[SET PROBLEM]:
Find and return each line containing "this".

[RECORDS FOR THE TASK]:
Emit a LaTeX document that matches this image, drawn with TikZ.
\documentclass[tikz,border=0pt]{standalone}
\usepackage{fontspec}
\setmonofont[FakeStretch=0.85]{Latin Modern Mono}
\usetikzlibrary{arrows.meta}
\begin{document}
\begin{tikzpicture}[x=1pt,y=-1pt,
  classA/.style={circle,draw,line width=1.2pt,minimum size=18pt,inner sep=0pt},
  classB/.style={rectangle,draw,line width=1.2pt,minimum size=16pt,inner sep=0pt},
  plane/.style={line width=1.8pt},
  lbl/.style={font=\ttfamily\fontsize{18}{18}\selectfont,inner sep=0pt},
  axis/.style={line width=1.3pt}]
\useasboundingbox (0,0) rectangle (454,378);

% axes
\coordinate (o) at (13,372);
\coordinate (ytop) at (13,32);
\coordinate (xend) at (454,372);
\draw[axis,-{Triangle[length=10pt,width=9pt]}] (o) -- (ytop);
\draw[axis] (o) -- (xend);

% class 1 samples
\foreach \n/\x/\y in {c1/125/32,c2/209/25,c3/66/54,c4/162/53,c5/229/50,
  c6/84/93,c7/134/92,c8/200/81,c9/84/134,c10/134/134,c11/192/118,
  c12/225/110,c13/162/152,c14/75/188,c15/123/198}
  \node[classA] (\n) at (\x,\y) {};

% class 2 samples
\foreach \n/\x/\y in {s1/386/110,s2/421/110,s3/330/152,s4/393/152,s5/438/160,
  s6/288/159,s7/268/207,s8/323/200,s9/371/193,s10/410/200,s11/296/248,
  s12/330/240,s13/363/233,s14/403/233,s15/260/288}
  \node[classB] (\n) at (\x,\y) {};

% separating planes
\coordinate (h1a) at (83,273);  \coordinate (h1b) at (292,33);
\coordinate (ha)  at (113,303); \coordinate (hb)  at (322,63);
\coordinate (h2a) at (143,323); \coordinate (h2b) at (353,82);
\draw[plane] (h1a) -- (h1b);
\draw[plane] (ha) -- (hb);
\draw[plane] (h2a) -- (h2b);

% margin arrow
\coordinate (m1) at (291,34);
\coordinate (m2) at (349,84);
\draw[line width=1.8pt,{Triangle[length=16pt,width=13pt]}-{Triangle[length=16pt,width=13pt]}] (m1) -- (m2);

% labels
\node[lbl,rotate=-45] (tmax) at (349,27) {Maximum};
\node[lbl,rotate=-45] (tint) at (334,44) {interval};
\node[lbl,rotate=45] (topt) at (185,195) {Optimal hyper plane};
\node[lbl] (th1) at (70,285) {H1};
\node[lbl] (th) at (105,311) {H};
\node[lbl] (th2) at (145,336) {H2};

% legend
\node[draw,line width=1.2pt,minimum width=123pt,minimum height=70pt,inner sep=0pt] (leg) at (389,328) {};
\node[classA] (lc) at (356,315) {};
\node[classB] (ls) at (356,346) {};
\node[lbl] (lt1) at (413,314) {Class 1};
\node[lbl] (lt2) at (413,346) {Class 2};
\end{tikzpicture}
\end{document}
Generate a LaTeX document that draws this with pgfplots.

[RESULT]:
Emit a LaTeX document that matches this image, drawn with TikZ.
Generate a LaTeX document that draws this with pgfplots.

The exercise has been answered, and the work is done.